NEW YORK– Researchers at University of Wisconsin-Madison, the Max Planck Institute of Biochemistry, and elsewhere have devised a new approach to detect protein isoforms in the human proteome using shotgun proteomics, generating a comprehensive catalog of human protein diversity.
"This resource now provides a framework to directly study allele-specific expression and address fundamental questions of how mutations impact protein expression and stability," they wrote in a paper published in Nature Biotechnology on Thursday.
One of the limitations of conventional shotgun proteomics is that it fails to distinguish different protein variants and isoforms. One reason for this is that the method relies on the protease trypsin to digest the proteins, which doesn't provide an adequate picture of the isoforms present. "Many of the peptides produced are either too short or too long to be detected using current liquid chromatography–mass spectrometry technology," the authors wrote.
Instead of using trypsin alone, they digested proteins present in six human cell lines using six different proteases.

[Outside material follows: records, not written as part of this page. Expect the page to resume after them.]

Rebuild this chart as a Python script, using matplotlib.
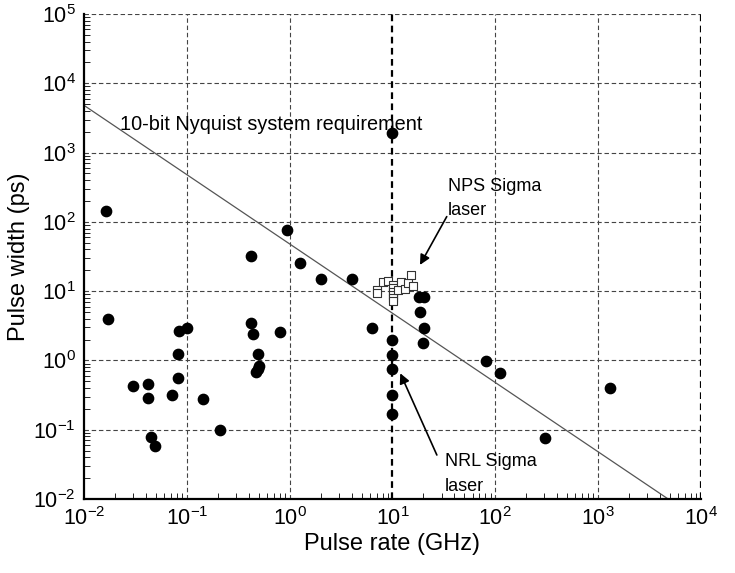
import numpy as np
import matplotlib.pyplot as plt

plt.rcParams['font.family'] = ['Liberation Sans', 'DejaVu Sans']

# filled dots: published lasers (pulse rate GHz, pulse width ps)
rate = [0.0164, 0.017, 0.030, 0.0423, 0.0423, 0.0449, 0.0486, 0.0713, 0.082,
        0.082, 0.083, 0.101, 0.144, 0.212, 0.424, 0.424, 0.443, 0.489, 0.507,
        0.471, 0.49, 0.81, 0.94, 1.25, 2.0, 4.02, 6.3,
        10.0, 10.0, 10.0, 10.0, 10.0, 10.0,
        18.3, 20.3, 18.6, 20.3, 20.0,
        81, 110, 305, 1290]
width = [143, 3.93, 0.43, 0.458, 0.288, 0.078, 0.059, 0.32, 0.565,
         1.24, 2.67, 2.97, 0.275, 0.099, 31.9, 3.44, 2.44, 1.25, 0.83,
         0.69, 0.75, 2.55, 76.4, 25.8, 14.9, 14.9, 2.97,
         1900, 1.95, 1.2, 0.75, 0.32, 0.17,
         8.2, 8.2, 5.06, 2.97, 1.77,
         0.98, 0.65, 0.075, 0.40]

# open squares: NPS Sigma laser
nps_rate = [7.1, 7.1, 8.05, 9.0, 10.2, 10.2, 10.2, 10.2, 10.2, 10.2,
            11.2, 12.05, 13.3, 14.1, 15.1, 16.0]
nps_width = [10.4, 9.3, 13.4, 14.2, 12.3, 11.0, 9.8, 8.8, 7.9, 7.3,
             10.4, 13.4, 10.6, 13.0, 17.1, 11.9]

# 10-bit Nyquist requirement: width = C / rate
nyq_c = 48.0
nyq_x = np.array([1e-2, 1e4])

fig = plt.figure(figsize=(7.35, 5.73), dpi=100)
ax = fig.add_axes([0.1143, 0.1291, 0.8394, 0.8465])
ax.set_xscale('log')
ax.set_yscale('log')
ax.set_xlim(1e-2, 1e4)
ax.set_ylim(1e-2, 1e5)

# grid
for yv in [1e-1, 1e0, 1e1, 1e2, 1e3, 1e4, 1e5]:
    ax.axhline(yv, color='#444444', lw=0.8, dashes=(4, 2.5), zorder=1)
for xv in [1e-1, 1e0, 1e2, 1e3]:
    ax.axvline(xv, color='#444444', lw=0.8, dashes=(4, 2.5), zorder=1)
for xv in [1e1, 1e4]:
    ax.axvline(xv, color='black', lw=1.6, dashes=(3, 2), zorder=1)

ax.plot(nyq_x, nyq_c / nyq_x, color='#555555', lw=0.9, zorder=2)

ax.scatter(rate, width, s=55, color='black', zorder=3)
ax.scatter(nps_rate, nps_width, s=35, marker='s', facecolors='white',
           edgecolors='#333333', linewidths=0.8, zorder=4)

ax.text(0.0224, 2570, '10-bit Nyquist system requirement', fontsize=14.3,
        va='center')
ax.text(34.7, 218, 'NPS Sigma\nlaser', fontsize=13, linespacing=1.6,
        va='center')
ax.text(32.5, 0.023, 'NRL Sigma\nlaser', fontsize=13, linespacing=1.6,
        va='center')
ax.annotate('', xy=(18.5, 23.9), xytext=(33.7, 119),
            arrowprops=dict(arrowstyle='-|>', color='black', lw=1.2,
                            mutation_scale=15, shrinkA=0, shrinkB=0))
ax.annotate('', xy=(11.9, 0.653), xytext=(27, 0.0432),
            arrowprops=dict(arrowstyle='-|>', color='black', lw=1.2,
                            mutation_scale=15, shrinkA=0, shrinkB=0))

ax.spines['top'].set_visible(False)
ax.spines['right'].set_visible(False)
ax.spines['left'].set_linewidth(1.6)
ax.spines['bottom'].set_linewidth(1.6)
ax.tick_params(which='both', direction='in', top=False, right=False)
ax.tick_params(which='major', length=0, labelsize=15.5, pad=6)
ax.tick_params(which='minor', length=4)
ax.set_xticks([1e-2, 1e-1, 1e0, 1e1, 1e2, 1e3, 1e4])
ax.set_yticks([1e-2, 1e-1, 1e0, 1e1, 1e2, 1e3, 1e4, 1e5])
ax.set_xlabel('Pulse rate (GHz)', fontsize=17, labelpad=2)
ax.set_ylabel('Pulse width (ps)', fontsize=17, labelpad=2)

fig.savefig('out.png', dpi=100)
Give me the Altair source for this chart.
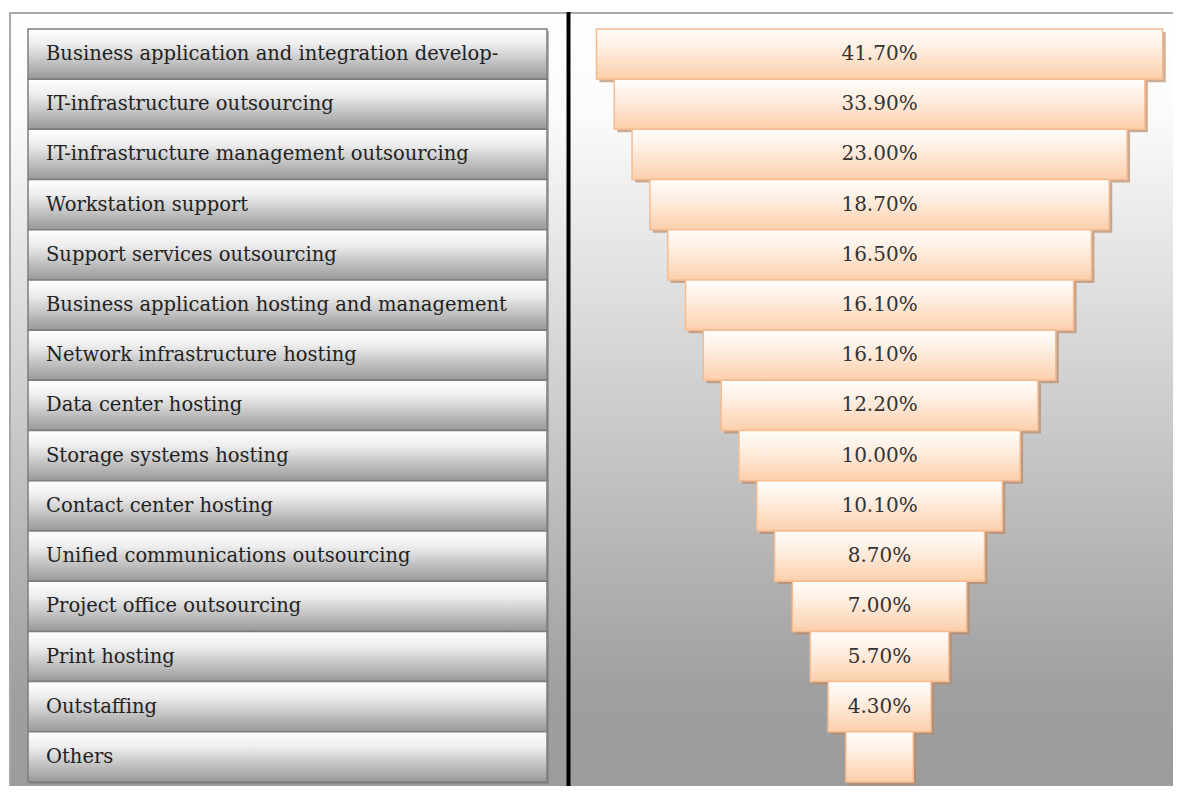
import altair as alt
import pandas as pd

categories = [
    "Business application and integration develop-",
    "IT-infrastructure outsourcing",
    "IT-infrastructure management outsourcing",
    "Workstation support",
    "Support services outsourcing",
    "Business application hosting and management",
    "Network infrastructure hosting",
    "Data center hosting",
    "Storage systems hosting",
    "Contact center hosting",
    "Unified communications outsourcing",
    "Project office outsourcing",
    "Print hosting",
    "Outstaffing",
    "Others",
]
shares = [41.7, 33.9, 23.0, 18.7, 16.5, 16.1, 16.1, 12.2, 10.0, 10.1, 8.7, 7.0, 5.7, 4.3, None]

df = pd.DataFrame({"category": categories, "share": shares, "rank": list(range(len(categories)))})
n = len(categories)

W, H = 1166, 778

yscale = alt.Scale(domain=[-0.337, 15.079], reverse=True, nice=False, zero=False)
xscale = alt.Scale(domain=[-24.43, 8.235], nice=False, zero=False)

base = alt.Chart(df).transform_calculate(
    top="datum.rank",
    bottom="datum.rank + 1",
    mid="datum.rank + 0.5",
    lo=f"-({n + 0.89} - datum.rank) / 2",
    hi=f"({n + 0.89} - datum.rank) / 2",
    zero="0",
    label="isValid(datum.share) ? format(datum.share, '.2f') + '%' : ''",
)

one = pd.DataFrame({"k": [0]})

bg = alt.Chart(one).mark_rect(
    fill={
        "gradient": "linear", "x1": 0, "y1": 0, "x2": 0, "y2": 1,
        "stops": [
            {"offset": 0, "color": "#ffffff"},
            {"offset": 0.13, "color": "#fbfbfb"},
            {"offset": 0.88, "color": "#9f9f9f"},
            {"offset": 1, "color": "#9c9c9c"},
        ],
    },
).encode(x=alt.value(0), x2=alt.value("width"), y=alt.value(0), y2=alt.value("height"))

frame_top = alt.Chart(one).mark_rule(color="#a8a8a8", strokeWidth=2).encode(
    x=alt.value(0), x2=alt.value("width"), y=alt.value(1)
)
frame_left = alt.Chart(one).mark_rule(color="#a8a8a8", strokeWidth=2).encode(
    x=alt.value(1), y=alt.value(0), y2=alt.value("height")
)

cell_shadow = base.mark_rect(
    color="#7a7a7a", opacity=0.55, xOffset=2, x2Offset=2, yOffset=2, y2Offset=2
).encode(
    x=alt.value(19), x2=alt.value(538),
    y=alt.Y("top:Q", scale=yscale, axis=None), y2="bottom:Q",
)

cells = base.mark_rect(
    fill={
        "gradient": "linear", "x1": 0, "y1": 0, "x2": 0, "y2": 1,
        "stops": [
            {"offset": 0, "color": "#ffffff"},
            {"offset": 0.3, "color": "#eeeeee"},
            {"offset": 1, "color": "#989898"},
        ],
    },
    stroke="#7d7d7d",
    strokeWidth=1.5,
).encode(
    x=alt.value(19), x2=alt.value(538),
    y=alt.Y("top:Q", scale=yscale, axis=None), y2="bottom:Q",
)

cell_text = base.mark_text(
    align="left", baseline="middle", font="DejaVu Serif", fontSize=19.5, color="#222222"
).encode(
    x=alt.value(37),
    y=alt.Y("mid:Q", scale=yscale, axis=None),
    text="category:N",
)

divider = alt.Chart(one).mark_rule(color="black", strokeWidth=4).encode(
    x=alt.value(559.5), y=alt.value(0), y2=alt.value("height")
)

bar_shadow = base.mark_rect(
    color="#b88a68", opacity=0.7, xOffset=3, x2Offset=3, yOffset=3, y2Offset=3
).encode(
    x=alt.X("lo:Q", scale=xscale, axis=None), x2="hi:Q",
    y=alt.Y("top:Q", scale=yscale, axis=None), y2="bottom:Q",
)

bars = base.mark_rect(
    fill={
        "gradient": "linear", "x1": 0, "y1": 0, "x2": 0, "y2": 1,
        "stops": [
            {"offset": 0, "color": "#fffdfb"},
            {"offset": 0.35, "color": "#fff0e4"},
            {"offset": 1, "color": "#fccfab"},
        ],
    },
    stroke="#f5bc92",
    strokeWidth=1.5,
).encode(
    x=alt.X("lo:Q", scale=xscale, axis=None), x2="hi:Q",
    y=alt.Y("top:Q", scale=yscale, axis=None), y2="bottom:Q",
)

bar_text = base.mark_text(
    align="center", baseline="middle", font="DejaVu Serif", fontSize=20, color="#333333"
).encode(
    x=alt.X("zero:Q", scale=xscale, axis=None),
    y=alt.Y("mid:Q", scale=yscale, axis=None),
    text="label:N",
)

chart = alt.layer(
    bg, frame_top, frame_left, cell_shadow, cells, cell_text, divider, bar_shadow, bars, bar_text
).properties(
    width=W,
    height=H + 2,
    padding={"left": 0, "top": 2, "right": 0, "bottom": 0},
    autosize=alt.AutoSizeParams(type="fit", contains="padding"),
).configure_view(stroke=None)

chart.save("out.html", embed_options={"renderer": "svg", "actions": False})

This fragmentation was followed by deep fractionation with liquid chromatography and tandem mass spectrometry using an Orbitrap Tribid instrument.
With this method, the researchers identified more than 1 million peptides from 17,717 different protein-coding genes, or protein groups. The data facilitated the detection of approximately 80 percent of the sequences of all proteins within the samples — a vast increase over standard approaches.
"The whole idea was to explore this universe of proteomics. To detect as much as we can in terms of proteins and amino acids," said co-lead author Pavel Sinitcyn, a postdoctoral fellow in the Coon laboratory at the University of Wisconsin-Madison.
The research team created an online, publicly available resource called deep-sequencing.app where scientists can query any gene and examine the corresponding peptides and protein modifications associated with that gene. "Owing to its scope, depth, and coverage, the dataset reported in this study represents a resource to drive future work on the human proteome," they wrote.
One question the study tried to answer was how many alternatively spliced mRNA transcripts are translated into proteins. Previous RNA sequencing studies of human organs had estimated that transcripts from more than 95 percent of multi-exon genes undergo alternative splicing.
"The extent to which alternative transcripts with the potential to encode different proteins are translated has been the subject of considerable debate," the authors noted.
They found that about 64 percent of frame-preserving splicing events of relatively highly expressed genes that can be detected by transcriptomics are indeed translated and present at the protein level. This is likely an underestimate, they added, since even at the highest levels of peptide coverage, probably not all spliced exon-exon junctions were covered.
"I think this knowledge tells us that, yes, these ideas about splicing — allowing the cell to have this repertoire of proteins for distinct purposes — are now validated. This is the first time we've been able to measure it and prove it," said co-senior author Joshua Coon, a professor of biomolecular chemistry at the University of Wisconsin-Madison.
Coon said these findings are the initial step towards understanding all the proteins and developing better drug targets for a many diseases.